Apr 14, 2012

Silent spring?

It's fall waters that are usually silent ...

Compared to the thunderous spring roar.

Only boisterous?

Only this past year its been reversed:

Take for example Deer Creek on it geologic plunge where it cuts across the rocky ridge line below the royal gaze of the King and Queen Seat above, a place of which I am fairly certain no (if only a few) true blue bloods have ever gone. Why is it called King and Queen Seat then? Probably because the two rocky outcrops, each in prominent display on either bank of the stream, resemble a sort of royal thrown.

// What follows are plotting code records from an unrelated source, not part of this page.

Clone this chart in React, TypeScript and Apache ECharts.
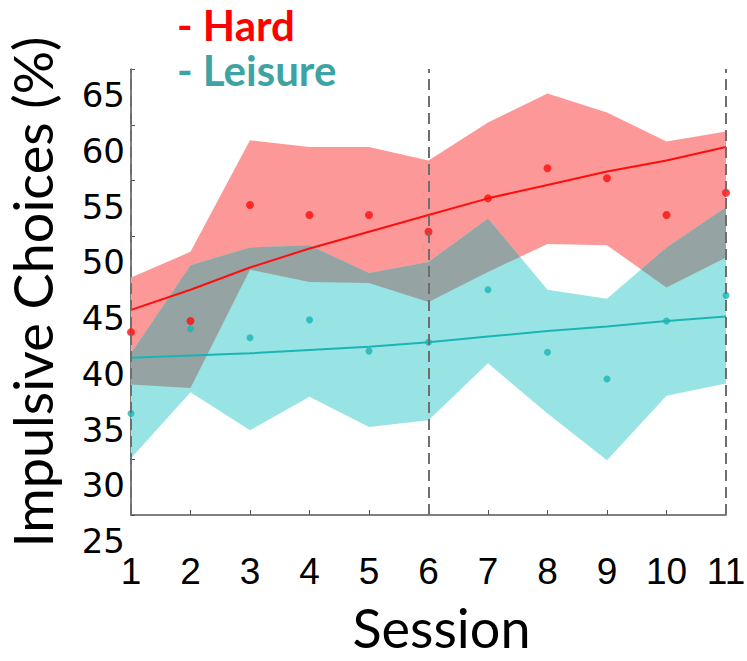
import React, { useEffect, useRef } from "react";
import * as echarts from "echarts";

const sessions = [1, 2, 3, 4, 5, 6, 7, 8, 9, 10, 11];
const hardMean = [41.4, 42.4, 52.8, 51.9, 51.9, 50.4, 53.4, 56.1, 55.2, 51.9, 53.9];
const leisureMean = [34.1, 41.7, 40.9, 42.5, 39.7, 40.5, 45.2, 39.6, 37.2, 42.4, 44.7];
const hardUpper = [46.3, 48.6, 58.6, 58.0, 58.0, 56.8, 60.2, 62.8, 61.1, 58.5, 59.4];
const hardLower = [36.7, 36.4, 47.0, 45.9, 45.8, 44.1, 46.8, 49.3, 49.2, 45.4, 48.1];
const leisureUpper = [39.5, 47.4, 49.0, 49.2, 46.7, 47.7, 51.6, 45.2, 44.4, 49.0, 52.6];
const leisureLower = [30.1, 36.0, 32.6, 35.6, 32.9, 33.5, 38.6, 34.1, 29.9, 35.7, 36.8];
const hardFit = [43.4, 45.2, 47.2, 48.9, 50.4, 51.9, 53.4, 54.6, 55.8, 56.8, 58.0];
const leisureFit = [39.1, 39.3, 39.5, 39.8, 40.1, 40.5, 41.0, 41.5, 41.9, 42.4, 42.8];
const dividerSessions = [1, 6, 11];
const legendNames = ["Hard", "Leisure"];

const RED = "#ff0d0d";
const PINK = "#fd9898";
const TEAL_BAND = "#98e4e4";
const OVERLAP = "#96a3a3";
const TEAL = "#1bb4b4";
const TEAL_TEXT = "#3ea3a3";

type P = { x: number; lo: number; hi: number };

function overlapRuns(): P[][] {
  const pts: P[] = [];
  const n = sessions.length;
  for (let i = 0; i < n - 1; i++) {
    const lines = [hardUpper, leisureUpper, hardLower, leisureLower].map((a) => [a[i], a[i + 1]]);
    const ts: number[] = [0];
    for (let a = 0; a < lines.length; a++) {
      for (let b = a + 1; b < lines.length; b++) {
        const d0 = lines[a][0] - lines[b][0];
        const d1 = lines[a][1] - lines[b][1];
        if (d0 * d1 < 0) ts.push(d0 / (d0 - d1));
      }
    }
    if (i === n - 2) ts.push(1);
    ts.sort((p, q) => p - q);
    for (const t of ts) {
      const v = lines.map((l) => l[0] + t * (l[1] - l[0]));
      pts.push({
        x: sessions[i] + t * (sessions[i + 1] - sessions[i]),
        hi: Math.min(v[0], v[1]),
        lo: Math.max(v[2], v[3]),
      });
    }
  }
  const runs: P[][] = [];
  let cur: P[] = [];
  for (const p of pts) {
    if (p.hi - p.lo >= -1e-6) cur.push(p);
    else {
      if (cur.length >= 2) runs.push(cur);
      cur = [];
    }
  }
  if (cur.length >= 2) runs.push(cur);
  return runs;
}

export default function App() {
  const ref = useRef<HTMLDivElement>(null);
  useEffect(() => {
    if (!ref.current) return;
    const chart = echarts.init(ref.current, null, { renderer: "svg" });
    const runs = overlapRuns();
    const option: any = {
      animation: false,
      backgroundColor: "#ffffff",
      title: {
        left: 177,
        top: 2,
        padding: 0,
        text: `{h|- ${legendNames[0]}}\n{l|- ${legendNames[1]}}`,
        textStyle: {
          lineHeight: 45,
          rich: {
            h: { fontFamily: "Lato", fontWeight: "bold", fontSize: 42, lineHeight: 45, color: "#ff0000" },
            l: { fontFamily: "Lato", fontWeight: "bold", fontSize: 42, lineHeight: 45, color: TEAL_TEXT },
          },
        },
      },
      grid: { left: 131, right: 21, top: 69, bottom: 146, containLabel: false, outerBoundsMode: "none" },
      xAxis: {
        type: "value",
        min: 1,
        max: 11,
        interval: 1,
        name: "Session",
        nameLocation: "middle",
        nameGap: 85,
        nameTextStyle: { fontFamily: "Lato", fontSize: 54, color: "#000", padding: [0, 0, 0, 26] },
        axisLine: { lineStyle: { color: "#555", width: 1.5 } },
        axisTick: { inside: true, length: 5, lineStyle: { color: "#555" } },
        axisLabel: { fontFamily: "Liberation Sans", fontSize: 37, color: "#000", margin: 38 },
        splitLine: { show: false },
      },
      yAxis: {
        type: "value",
        min: 25,
        max: 65,
        interval: 5,
        name: "Impulsive Choices (%)",
        nameLocation: "middle",
        nameGap: 72,
        nameTextStyle: { fontFamily: "Lato", fontSize: 54, color: "#000" },
        axisLine: { lineStyle: { color: "#555", width: 1.5 } },
        axisTick: { inside: true, length: 4, lineStyle: { color: "#555" } },
        axisLabel: {
          fontFamily: "DejaVu Sans",
          fontSize: 34,
          color: "#000",
          margin: 6,
          verticalAlign: "top",
          padding: [9, 0, 0, 0],
          showMinLabel: true,
          showMaxLabel: true,
        },
        splitLine: { show: false },
      },
      series: [
        {
          type: "custom",
          name: "bands",
          z: 1,
          silent: true,
          data: sessions.map((s, i) => [s, hardUpper[i]]),
          renderItem: (params: any, api: any) => {
            if (params.dataIndex !== 0) return null;
            const c = (x: number, y: number) => api.coord([x, y]);
            const band = (up: number[], lo: number[]) => [
              ...sessions.map((s, i) => c(s, up[i])),
              ...sessions.map((s, i) => c(s, lo[i])).reverse(),
            ];
            const children: any[] = [
              { type: "polygon", shape: { points: band(hardUpper, hardLower) }, style: { fill: PINK } },
              { type: "polygon", shape: { points: band(leisureUpper, leisureLower) }, style: { fill: TEAL_BAND } },
            ];
            for (const run of runs) {
              const pts = [
                ...run.map((p) => c(p.x, p.lo)),
                ...run.map((p) => c(p.x, p.hi)).reverse(),
              ];
              children.push({ type: "polygon", shape: { points: pts }, style: { fill: OVERLAP } });
            }
            return { type: "group", children };
          },
        },
        {
          type: "line",
          name: "Hard fit",
          z: 3,
          data: sessions.map((s, i) => [s, hardFit[i]]),
          showSymbol: false,
          symbol: "none",
          lineStyle: { color: RED, width: 2 },
          markLine: {
            silent: true,
            symbol: "none",
            label: { show: false },
            lineStyle: { color: "#6e6e6e", width: 2, type: [11, 6] },
            data: dividerSessions.map((s) => ({ xAxis: s })),
          },
        },
        {
          type: "line",
          name: "Leisure fit",
          z: 3,
          data: sessions.map((s, i) => [s, leisureFit[i]]),
          showSymbol: false,
          symbol: "none",
          lineStyle: { color: TEAL, width: 2 },
        },
        {
          type: "scatter",
          name: legendNames[0],
          z: 4,
          symbolSize: 8,
          itemStyle: { color: RED },
          data: sessions.map((s, i) => [s, hardMean[i]]),
        },
        {
          type: "scatter",
          name: legendNames[1],
          z: 4,
          symbolSize: 7,
          itemStyle: { color: TEAL },
          data: sessions.map((s, i) => [s, leisureMean[i]]),
        },
      ],
    };
    chart.setOption(option);
    return () => chart.dispose();
  }, []);
  return (
    <div
      ref={ref}
      style={{ position: "fixed", left: 0, top: 0, width: 747, height: 661, background: "#fff" }}
    />
  );
}
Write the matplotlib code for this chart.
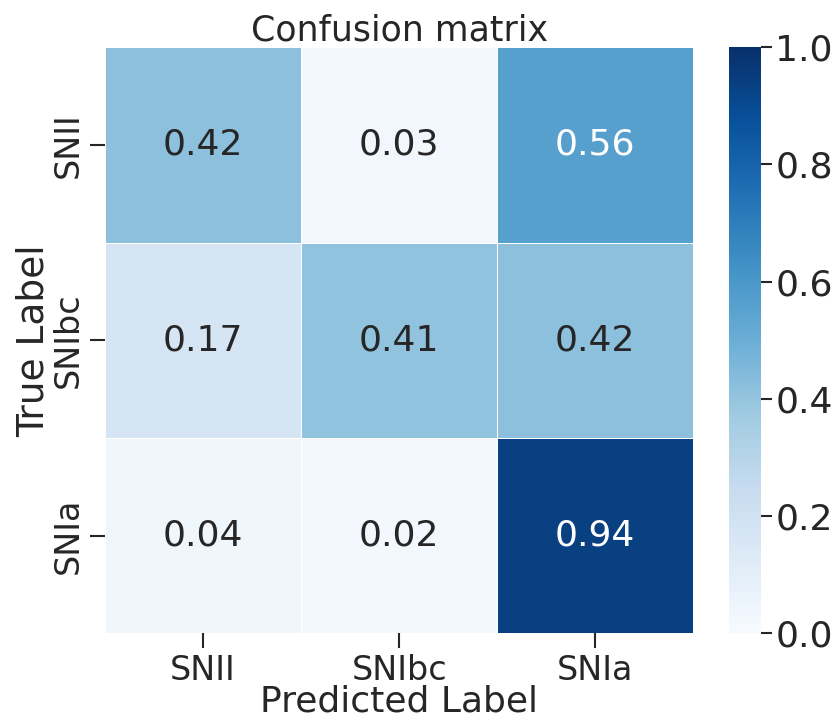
import numpy as np
import seaborn as sns
from matplotlib import pyplot as plt

# class names and normalised confusion matrix (rows = true, cols = predicted)
classes = ["SNII", "SNIbc", "SNIa"]
row_snii = [0.42, 0.03, 0.56]
row_snibc = [0.17, 0.41, 0.42]
row_snia = [0.04, 0.02, 0.94]
cbar_ticks = [0.0, 0.2, 0.4, 0.6, 0.8, 1.0]

cm = np.array([row_snii, row_snibc, row_snia])

sns.set_theme(style="ticks", font_scale=2.0)
plt.rcParams['font.family'] = ['DejaVu Sans']

fig = plt.figure(figsize=(8.34, 7.27), dpi=100)
ax = fig.add_axes([0.126, 0.129, 0.705, 0.806])
cax = fig.add_axes([0.874, 0.129, 0.039, 0.806])

sns.heatmap(cm, annot=True, fmt=".2f", cmap="Blues", vmin=0, vmax=1,
            linewidths=0.5, linecolor="white", square=False,
            xticklabels=classes, yticklabels=classes,
            ax=ax, cbar_ax=cax, annot_kws={"size": 26})

cax.set_yticks(cbar_ticks)
cax.set_yticklabels(["%.1f" % t for t in cbar_ticks])
cax.tick_params(length=8, width=1.5, labelsize=26, pad=2)
for s in cax.spines.values():
    s.set_visible(False)

ax.tick_params(axis="both", length=11, width=1.5, labelsize=24, pad=4)
ax.set_yticklabels(classes, rotation=90, va="center")
ax.set_xlabel("Predicted Label", fontsize=26, labelpad=-2)
ax.set_ylabel("True Label", fontsize=27, labelpad=0)
ax.set_title("Confusion matrix", fontsize=25, pad=3)

fig.savefig("out.png", dpi=100)
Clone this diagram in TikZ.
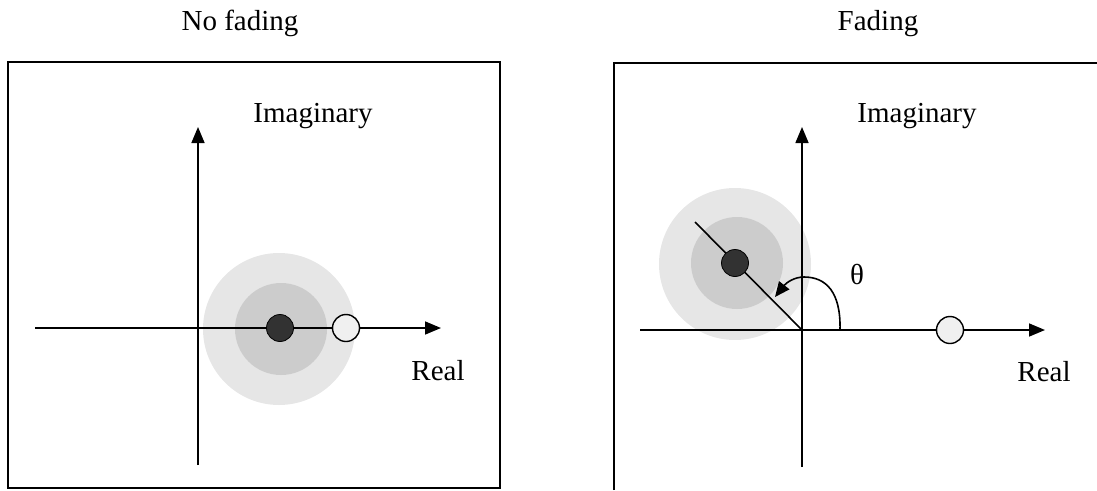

There are many aficionados of the place -- me included -- the majority I would describe as being closer to blue collar than blue blood.


But that is neither here nor there.

My point is that spring flows are conspicuously down -- as shown on the decibel chart on the right hand side of the graph as merely boisterous, not roaring, which would be the more normal spring state.

This hydrograph charts discharge through my favorite continental stream: Deer Creek through Rocks State Park in Harford County, Maryland. Usually spring, not fall, has the higher (and noisier) flow through the run of rocky rapids.  Could the lack of snow explain this spring's early drop into the summer recession?  That could mean dry (and silent) fall could be on the way.

Compare that to the usually quiet baseflow-dependent fall.

Irene sent the rapid "off the chart" into the deafening zone.


To be sure, there are many sounds of spring.

Just this year (at that spot) the water isn't one of them.